Adopting the following framework and best practices may help in signaling to the market the real worth of digital companies and their intangibles, rather than just having them report financial results because they are required to by the regulatory authorities.
1. Mandatory Disclosures
There needs to be additional and mandatory disclosures on the business model and revenue drivers of the company. This may seem obvious to the reader, but in reality, it’s not always the case to investors and outside parties. For example, the answers to questions such as these should be paramount:
- How are revenues made?
- What is the supply chain process?
- Who are the parties that are involved in the business model?
- What are the other specifics that are necessary for an investor to understand?
These all need to be clearly and coherently answered. A sample of how a company (social media or user content platform in this case) can report, answers these questions and disclose this information to investors is below in a demonstrative example:
2. Elaboration on Uses of Cash Flow
I believe that a company should be required to show uses of its cash and how that cash is allocated amongst its current opportunities, priorities, and initiatives. For example, based on a project I worked on at a previous job at a digital company, the following was put together as part of a financial reporting package:
Notice the clear and granular elaboration of cash flow usage, which allows the reader to see that clearly the AI engine and user platform are the main focus of expenditures and thus, should be under more scrutiny for their effect on growth. In addition, I’d recommend showing a split of expenses between in-house development and what is being capitalized based on assets that have been acquired (per ASC 805).
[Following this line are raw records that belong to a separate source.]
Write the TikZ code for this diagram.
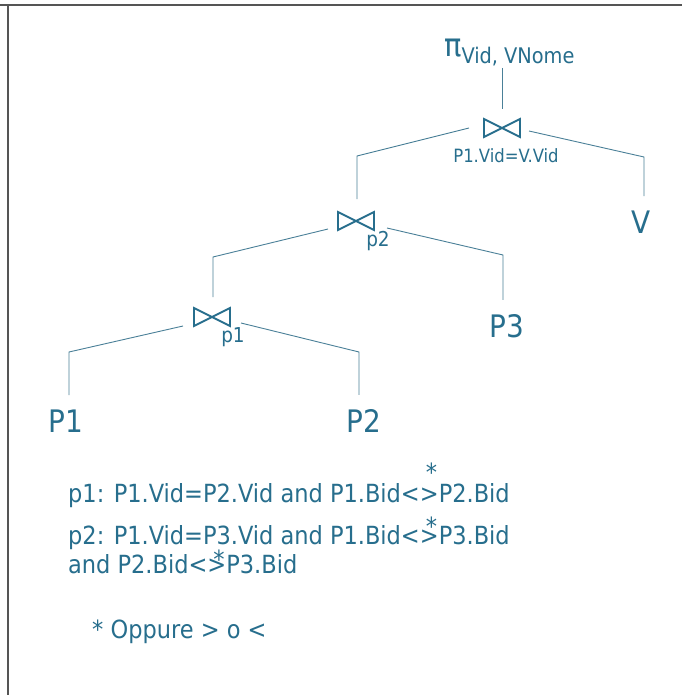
\documentclass[tikz,border=0pt]{standalone}
\usepackage{fontspec}
\setmainfont{DejaVu Sans Condensed}
\definecolor{ink}{HTML}{276E8D}
\definecolor{wire}{HTML}{4A8098}
\definecolor{frame}{HTML}{555555}
\newcommand{\fsz}[1]{\fontsize{#1}{#1}\selectfont}
\newcommand{\mystar}[1]{\rlap{\kern-13pt\raisebox{#1}{*}}}
\tikzset{
  edge/.style={draw=wire, line width=0.9pt},
  jn/.style={minimum width=36pt, minimum height=18pt, inner sep=0pt, outer sep=0pt},
  bow/.style={draw=ink, line width=1.9pt, line join=miter},
  rel/.style={text=ink, font=\fsz{31}, inner xsep=0pt, inner ysep=14pt, anchor=base},
  lbl/.style={text=ink, inner sep=0pt},
  txt/.style={text=ink, font=\fsz{25}, inner sep=0pt, anchor=base west},
}
\begin{document}
\begin{tikzpicture}[x=1pt,y=-1pt]
\useasboundingbox (0,0) rectangle (682,695);
\fill[white] (0,0) rectangle (682,695);
\draw[frame, line width=1.2pt] (0,5) -- (682,5) (8,5) -- (8,695);
% projection
\node[lbl, anchor=base west] (pi) at (444,57) {\fsz{32}π\raisebox{-7pt}{\fsz{21.5}Vid, VNome}};
\coordinate (pib) at (502,68);
% joins
\node[jn] (j1) at (502,128) {};
\node[jn] (j2) at (356,221) {};
\node[jn] (j3) at (212,317) {};
\foreach \j in {j1,j2,j3}
  \draw[bow] (\j.north west) -- (\j.south east) -- (\j.north east) -- (\j.south west) -- cycle;
\node[lbl, font=\fsz{18.3}, anchor=base] (c1l) at (506,162) {P1.Vid=V.Vid};
\node[lbl, font=\fsz{20.5}, anchor=base] (c2l) at (378,246) {p2};
\node[lbl, font=\fsz{20.5}, anchor=base] (c3l) at (233,342) {p1};
% relations
\node[rel] (V) at (641,233) {V};
\node[rel] (P3) at (507,337) {P3};
\node[rel] (P1) at (66,432) {P1};
\node[rel] (P2) at (364,432) {P2};
% corners
\coordinate (k1) at (357,156);
\coordinate (k2) at (644,157);
\coordinate (k3) at (213,257);
\coordinate (k4) at (503,255);
\coordinate (k5) at (69,352);
\coordinate (k6) at (359,352);
% connectors
\draw[edge] (pib) -- ([yshift=10pt]j1.north);
\draw[edge] ([xshift=-15pt]j1.west) -- (k1) -- ([yshift=13pt]j2.north -| k1);
\draw[edge] ([xshift=9pt,yshift=-3pt]j1.east) -- (k2) -- (k2 |- V.north);
\draw[edge] ([xshift=-10pt,yshift=-8pt]j2.west) -- (k3) -- ([yshift=11pt]j3.north -| k3);
\draw[edge] ([xshift=13pt,yshift=-7pt]j2.east) -- (k4) -- (k4 |- P3.north);
\draw[edge] ([xshift=-11pt,yshift=-9pt]j3.west) -- (k5) -- (k5 |- P1.north);
\draw[edge] ([xshift=11pt,yshift=-6pt]j3.east) -- (k6) -- (k6 |- P2.north);
% conditions
\node[txt] (t1) at (68,502) {p1: P1.Vid=P2.Vid and P1.Bid<>\mystar{21pt}P2.Bid};
\node[txt] (t2) at (68,544) {p2: P1.Vid=P3.Vid and P1.Bid<>\mystar{9pt}P3.Bid};
\node[txt] (t3) at (68,573) {and P2.Bid<>\mystar{5pt}P3.Bid};
\node[txt] (t4) at (92,638) {* Oppure > o <};
\end{tikzpicture}
\end{document}
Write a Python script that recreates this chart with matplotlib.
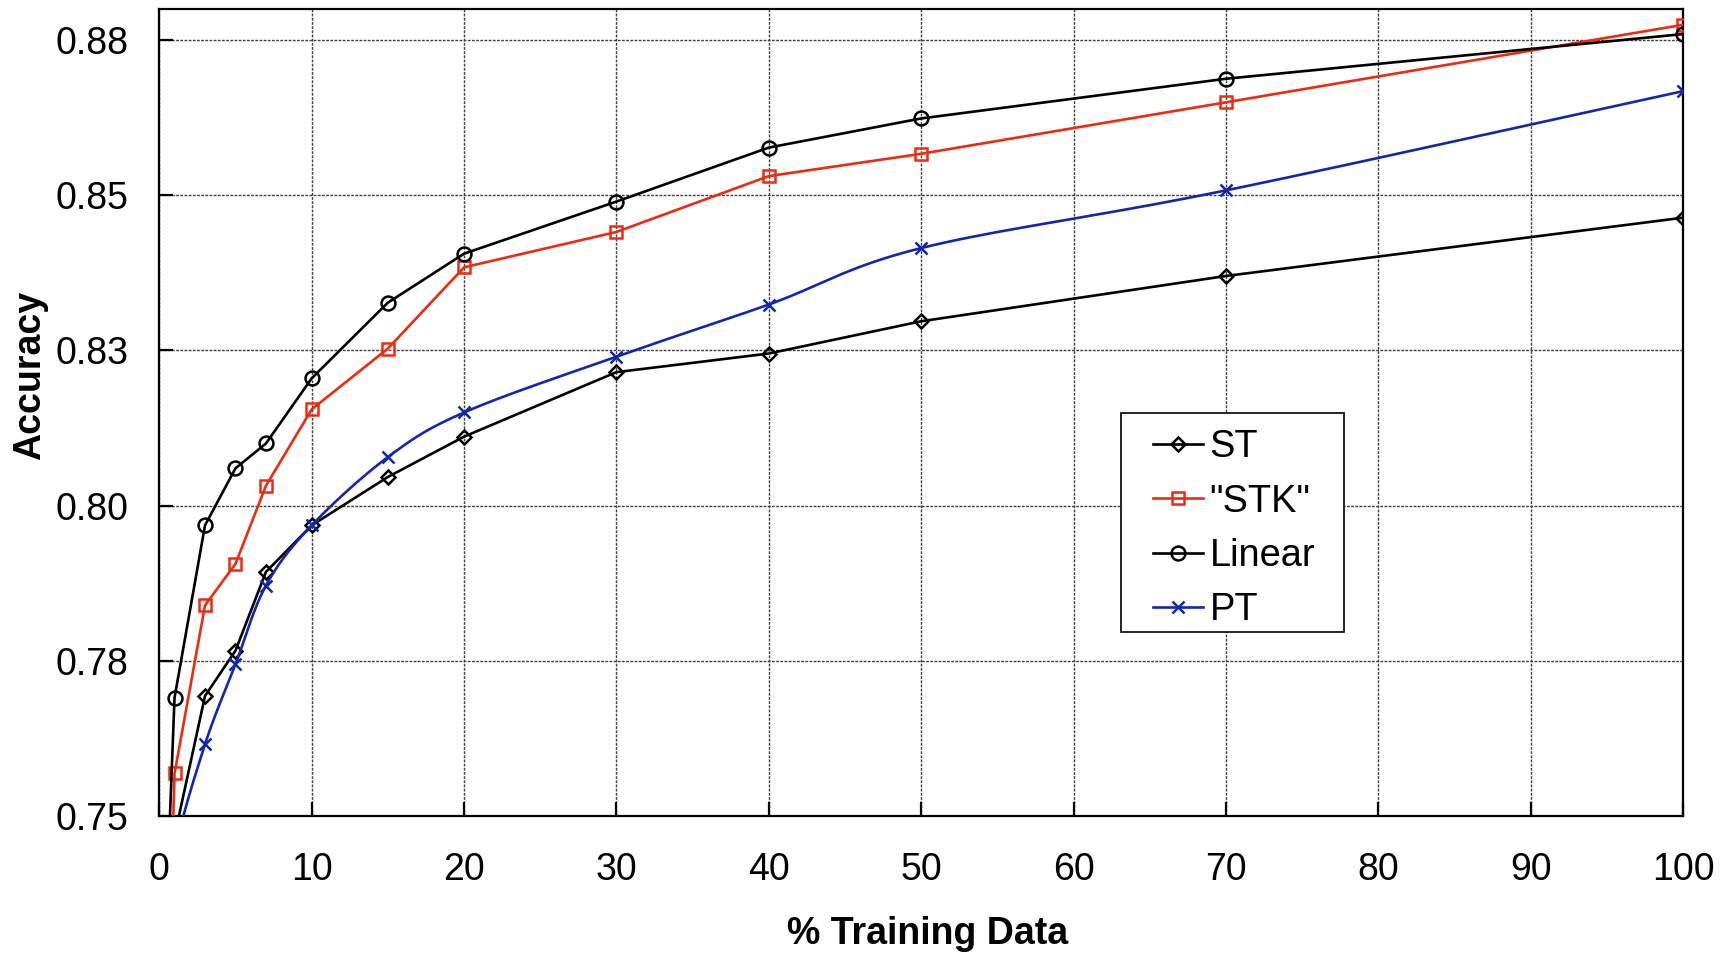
import numpy as np
import matplotlib.pyplot as plt
from matplotlib.patches import Rectangle

plt.rcParams['font.family'] = ['Liberation Sans', 'DejaVu Sans']

# % training data
x_pct = [0.5, 1, 3, 5, 7, 10, 15, 20, 30, 40, 50, 70, 100]

# accuracy values
acc_st = [0.735, 0.7467, 0.7693, 0.7766, 0.7893, 0.7968, 0.8046, 0.8111,
          0.8215, 0.8245, 0.8297, 0.837, 0.8464]
acc_stk = [0.714, 0.7568, 0.7839, 0.7906, 0.8032, 0.8155, 0.8253, 0.8384,
           0.8441, 0.8531, 0.8567, 0.865, 0.8775]
acc_linear = [0.7373, 0.769, 0.7968, 0.806, 0.810, 0.8205, 0.8327, 0.8406,
              0.849, 0.8577, 0.8624, 0.8688, 0.876]
acc_pt = [0.730, 0.744, 0.7615, 0.7744, 0.7871, 0.7968, 0.8078, 0.815,
          0.824, 0.8324, 0.8415, 0.8508, 0.8668]

y_ticks = [0.75, 0.775, 0.8, 0.825, 0.85, 0.875]
y_tick_labels = ['0.75', '0.78', '0.80', '0.83', '0.85', '0.88']
x_ticks = [0, 10, 20, 30, 40, 50, 60, 70, 80, 90, 100]

RED = '#ee2a10'
BLUE = '#1228aa'


def smooth(xs, ys, xr=100.0, yr=0.13, n=20):
    # catmull-rom through the points (done in scaled coords, like a smoothed excel line)
    p = np.column_stack([np.asarray(xs) / xr, np.asarray(ys) / yr * 0.53])
    p = np.vstack([2 * p[0] - p[1], p, 2 * p[-1] - p[-2]])
    out = []
    t = np.linspace(0, 1, n, endpoint=False)[:, None]
    for i in range(1, len(p) - 2):
        p0, p1, p2, p3 = p[i - 1], p[i], p[i + 1], p[i + 2]
        seg = 0.5 * ((2 * p1) + (-p0 + p2) * t + (2 * p0 - 5 * p1 + 4 * p2 - p3) * t ** 2
                     + (-p0 + 3 * p1 - 3 * p2 + p3) * t ** 3)
        out.append(seg)
    out.append(p[-2][None, :])
    out = np.vstack(out)
    return out[:, 0] * xr, out[:, 1] / 0.53 * yr


fig = plt.figure(figsize=(8.62, 4.785), dpi=200)
ax = fig.add_axes([0.0924, 0.1477, 0.8838, 0.8426])

lw = 0.95
ax.plot(x_pct, acc_st, color='black', lw=lw, marker='D', ms=3.6, mfc='none',
        mec='black', mew=0.9, label='ST', zorder=3)
ax.plot(x_pct, acc_stk, color=RED, lw=lw, marker='s', ms=4.6, mfc='none',
        mec=RED, mew=0.9, label='"STK"', zorder=3)
ax.plot(x_pct, acc_linear, color='black', lw=lw, marker='o', ms=5.0, mfc='none',
        mec='black', mew=0.9, label='Linear', zorder=3)

sx, sy = smooth(x_pct, acc_pt)
ax.plot(sx, sy, color=BLUE, lw=lw, zorder=3)
ax.plot(x_pct, acc_pt, color=BLUE, lw=0, marker='x', ms=4.6, mew=0.9, zorder=3)
ax.plot([], [], color=BLUE, lw=lw, marker='x', ms=4.6, mew=0.9, label='PT')

ax.set_xlim(0, 100)
ax.set_ylim(0.75, 0.88)
ax.set_xticks(x_ticks)
ax.set_yticks(y_ticks)
ax.set_yticklabels(y_tick_labels)
ax.tick_params(axis='both', direction='in', length=5, width=0.8, labelsize=13.5,
               top=False, right=False)
ax.tick_params(axis='y', pad=11)
ax.tick_params(axis='x', pad=13)

ax.grid(True, color='0.25', lw=0.5, linestyle=(0, (2, 1)))
for sp in ax.spines.values():
    sp.set_linewidth(0.8)
    sp.set_color('black')

ax.set_xlabel('% Training Data', fontsize=13.5, fontweight='bold')
ax.set_ylabel('Accuracy', fontsize=13.5, fontweight='bold')
ax.xaxis.set_label_coords(0.504, -0.125)
ax.yaxis.set_label_coords(-0.073, 0.5465)

# legend box drawn separately so the padding can differ per side
ax.add_patch(Rectangle((0.6315, 0.2276), 0.7773 - 0.6315, 0.4989 - 0.2276,
                       transform=ax.transAxes, facecolor='white', edgecolor='black',
                       lw=0.6, zorder=4))
leg = ax.legend(loc='upper left', bbox_to_anchor=(0.6525, 0.479), borderaxespad=0,
                fontsize=13.7, handlelength=1.3, handletextpad=0.17,
                borderpad=0, labelspacing=0.48, frameon=False)
leg.set_zorder(5)

fig.savefig('out.png', dpi=200)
This should also help with benchmarking.
3. Future Projects and Initiatives
By disclosing details such as projected capital expenditures, roadmaps for product development (shown below) and the timeline to complete, patents secured, new partnerships entered into and newly acquired customers, etc., investors and readers have a general idea of where the company is heading and what its focus areas are going forward.
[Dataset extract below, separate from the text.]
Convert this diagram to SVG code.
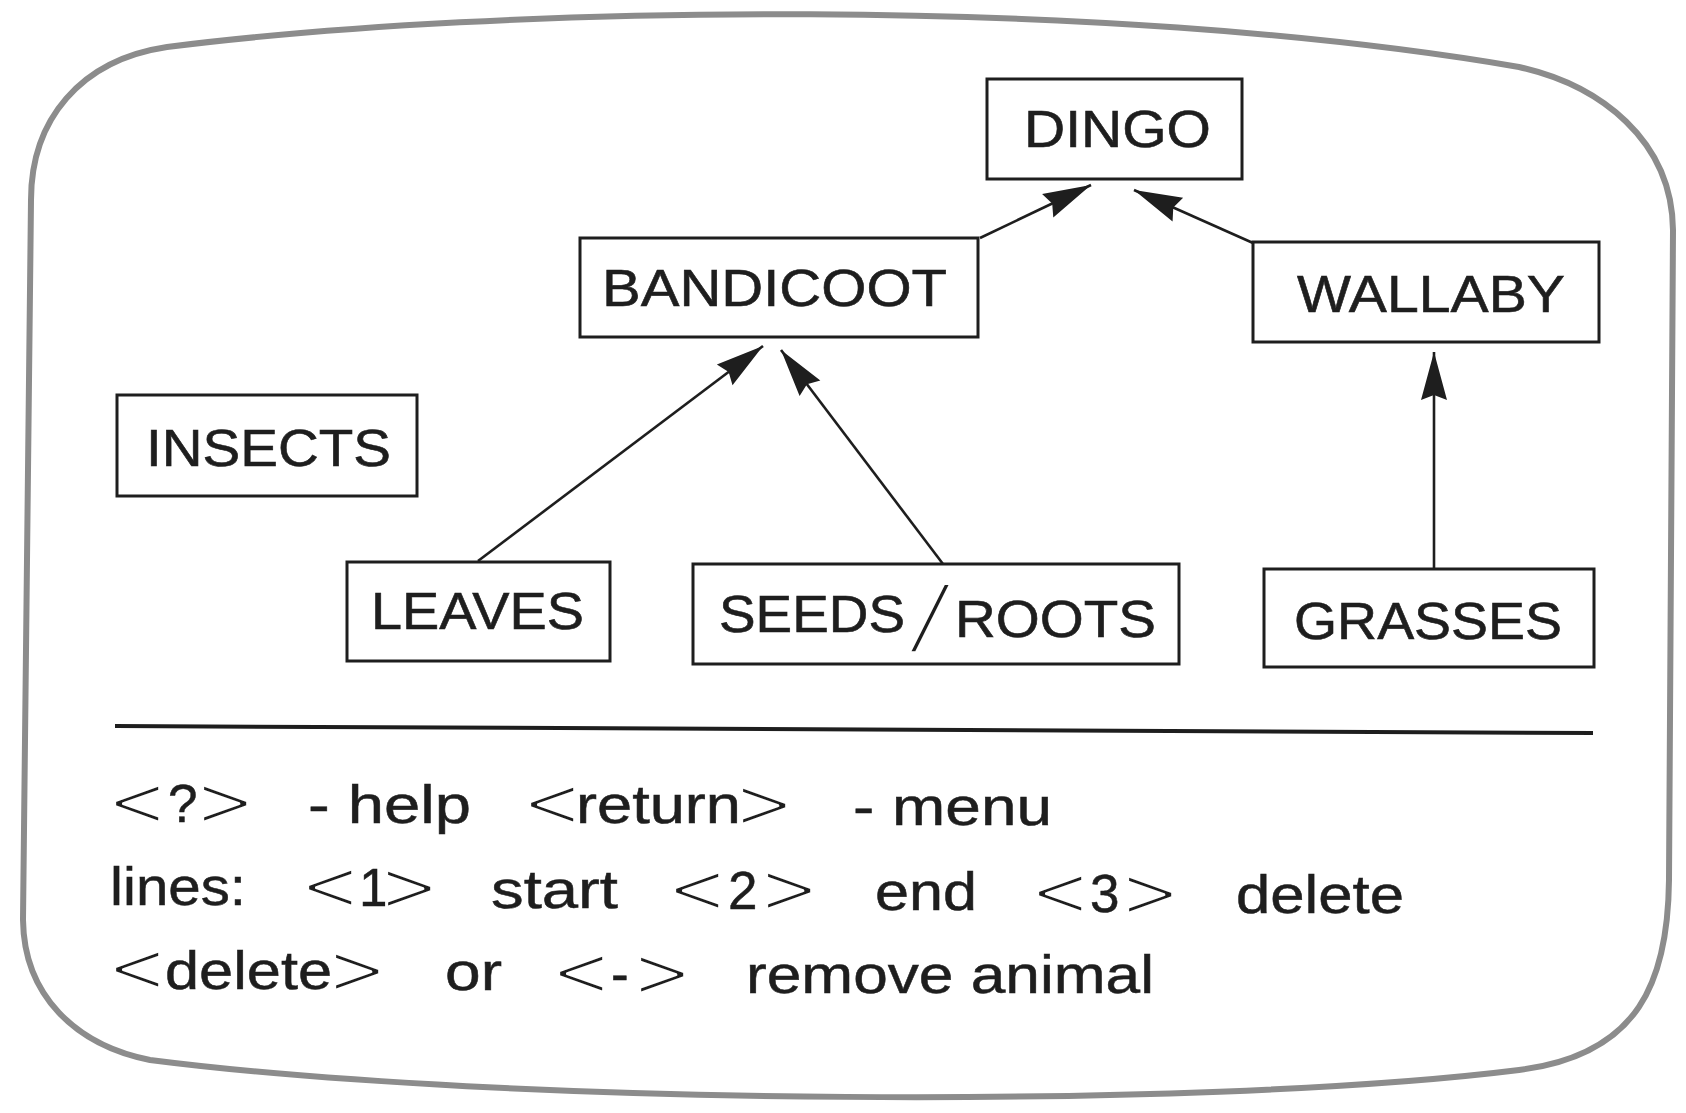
<svg xmlns="http://www.w3.org/2000/svg" width="1686" height="1113" viewBox="0 0 1686 1113">
<defs>
<marker id="ah" markerUnits="userSpaceOnUse" viewBox="-52 -16 54 32" markerWidth="54" markerHeight="32" refX="0" refY="0" orient="auto">
<path d="M0,0 L-48,-13 L-43,0 L-48,13 Z" fill="#1e1e1e"/>
</marker>
</defs>
<style>
.frame{fill:none;stroke:#8c8c8c;stroke-width:6;stroke-linejoin:round}
.box{fill:#fff;stroke:#1e1e1e;stroke-width:3}
.lbl{font-family:"Liberation Sans",Arial,Helvetica,sans-serif;font-size:52px;fill:#1e1e1e;stroke:#1e1e1e;stroke-width:0.6}
.menu{font-family:"Liberation Sans",Arial,Helvetica,sans-serif;font-size:53px;fill:#1e1e1e;stroke:#1e1e1e;stroke-width:0.5}
.br{font-family:"DejaVu Sans","Liberation Sans",sans-serif;font-size:72px;stroke:#fff;stroke-width:3;stroke-linejoin:round}
.slash{font-family:"Liberation Sans",Arial,sans-serif;font-size:95px;fill:#1e1e1e;stroke:#fff;stroke-width:3.5;stroke-linejoin:round}
.conn{fill:none;stroke:#1e1e1e;stroke-width:2.6;marker-end:url(#ah)}
.rule{stroke:#1e1e1e;stroke-width:4}
</style>
<rect width="1686" height="1113" fill="#fff"/>
<path class="frame" d="M167,47 C500,5 1100,-5 1519,67 C1600,85 1672,140 1673,230 L1669,880 C1668,980 1640,1055 1519,1070 C1200,1110 500,1105 150,1060 C75,1045 24,995 23,920 L31,200 C31,120 80,60 167,47 Z"/>
<g id="connectors">
<line class="conn" x1="980" y1="238" x2="1091" y2="185"/>
<line class="conn" x1="1253" y1="243" x2="1134" y2="190"/>
<line class="conn" x1="478" y1="561" x2="763" y2="346"/>
<line class="conn" x1="943" y1="564" x2="781" y2="350"/>
<line class="conn" x1="1434" y1="568" x2="1434" y2="352"/>
</g>
<g id="node-dingo">
<rect class="box" x="987" y="79" width="255" height="100"/>
<text class="lbl" x="1024" y="147" textLength="187" lengthAdjust="spacingAndGlyphs">DINGO</text>
</g>
<g id="node-bandicoot">
<rect class="box" x="580" y="238" width="398" height="99"/>
<text class="lbl" x="602" y="306" textLength="345" lengthAdjust="spacingAndGlyphs">BANDICOOT</text>
</g>
<g id="node-wallaby">
<rect class="box" x="1253" y="242" width="346" height="100"/>
<text class="lbl" x="1297" y="312" textLength="268" lengthAdjust="spacingAndGlyphs">WALLABY</text>
</g>
<g id="node-insects">
<rect class="box" x="117" y="395" width="300" height="101"/>
<text class="lbl" x="146" y="466" textLength="245" lengthAdjust="spacingAndGlyphs">INSECTS</text>
</g>
<g id="node-leaves">
<rect class="box" x="347" y="562" width="263" height="99"/>
<text class="lbl" x="371" y="629" textLength="213" lengthAdjust="spacingAndGlyphs">LEAVES</text>
</g>
<g id="node-seeds-roots">
<rect class="box" x="693" y="564" width="486" height="100"/>
<text class="lbl"><tspan x="719" y="632" textLength="186" lengthAdjust="spacingAndGlyphs">SEEDS</tspan><tspan x="955" y="637" textLength="201" lengthAdjust="spacingAndGlyphs">ROOTS</tspan></text>
<text class="slash" transform="translate(909,652) skewX(-13)">/</text>
</g>
<g id="node-grasses">
<rect class="box" x="1264" y="569" width="330" height="98"/>
<text class="lbl" x="1294" y="639" textLength="268" lengthAdjust="spacingAndGlyphs">GRASSES</text>
</g>
<line class="rule" x1="115" y1="726" x2="1593" y2="733"/>
<g id="menu">
<text class="menu"><tspan class="br" x="107" y="826">&lt;</tspan><tspan x="168" y="822" style="letter-spacing:-5px">?</tspan><tspan class="br" x="195" y="826">&gt;</tspan></text>
<text class="menu" x="308" y="823" textLength="163" lengthAdjust="spacingAndGlyphs">- help</text>
<text class="menu"><tspan class="br" x="522" y="827">&lt;</tspan><tspan x="576" y="823" textLength="165" lengthAdjust="spacingAndGlyphs">return</tspan><tspan class="br" x="734" y="828">&gt;</tspan></text>
<text class="menu" x="853" y="825" textLength="199" lengthAdjust="spacingAndGlyphs">- menu</text>

<text class="menu" x="110" y="905" textLength="136" lengthAdjust="spacingAndGlyphs">lines:</text>
<text class="menu"><tspan class="br" x="300" y="910">&lt;</tspan><tspan x="359" y="906" style="letter-spacing:-11px">1</tspan><tspan class="br" x="379" y="911">&gt;</tspan></text>
<text class="menu" x="491" y="908" textLength="127" lengthAdjust="spacingAndGlyphs">start</text>
<text class="menu"><tspan class="br" x="667" y="913">&lt;</tspan><tspan x="728" y="909">2</tspan><tspan class="br" x="759" y="913">&gt;</tspan></text>
<text class="menu" x="875" y="910" textLength="102" lengthAdjust="spacingAndGlyphs">end</text>
<text class="menu"><tspan class="br" x="1030" y="916">&lt;</tspan><tspan x="1090" y="912">3</tspan><tspan class="br" x="1120" y="917">&gt;</tspan></text>
<text class="menu" x="1236" y="913" textLength="168" lengthAdjust="spacingAndGlyphs">delete</text>

<text class="menu"><tspan class="br" x="107" y="992">&lt;</tspan><tspan x="165" y="989" textLength="167" lengthAdjust="spacingAndGlyphs">delete</tspan><tspan class="br" x="327" y="994">&gt;</tspan></text>
<text class="menu" x="445" y="990" textLength="57" lengthAdjust="spacingAndGlyphs">or</text>
<text class="menu"><tspan class="br" x="551" y="996">&lt;</tspan><tspan x="611" y="992">-</tspan><tspan class="br" x="632" y="997">&gt;</tspan></text>
<text class="menu" x="746" y="993" textLength="408" lengthAdjust="spacingAndGlyphs">remove animal</text>
</g>
</svg>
Roadmap Example for Intangible Asset Planning
Accounting Rules Will Continue to Adapt
We can’t expect the current financial guidance, reporting, and accounting system to change overnight and asking them to address the issues above will take some time and will have to be heavily scrutinized from a cost-benefit perspective.
In short, we live in a digital age and digital companies invest heavily in R&D, technology and customers, all of which are intangible in nature. As more and more companies travel down this path, I feel that the current financial and accounting guidance will need to adapt and help investors, market participants and other decision makers realize where the value of these companies’ lies, instead of merely relying on outdated practice and rules, just because it has always been that way.
Rather, the current framework should not penalize companies for embracing and investing in digital value drivers and rather, should help bring about enlightenment for readers of financial statements when they analyze digital companies by adding further clarity and details to paint a meaningful and purposeful picture.
Understanding the basics
What are examples of intangible assets?
Intangible assets are non-physical assets that are owned by a business and assist its ongoing performance. These can be related technology, software, key customers, patents, trademarks, and brand names.
How do you identify intangible assets?
Two conditions must be met for an asset to be identified as intangible. Firstly, it must be able to be separated from other assets, for example, it could be sold to a third party. Secondly, the asset must arise in the first place from contractual or legal rights.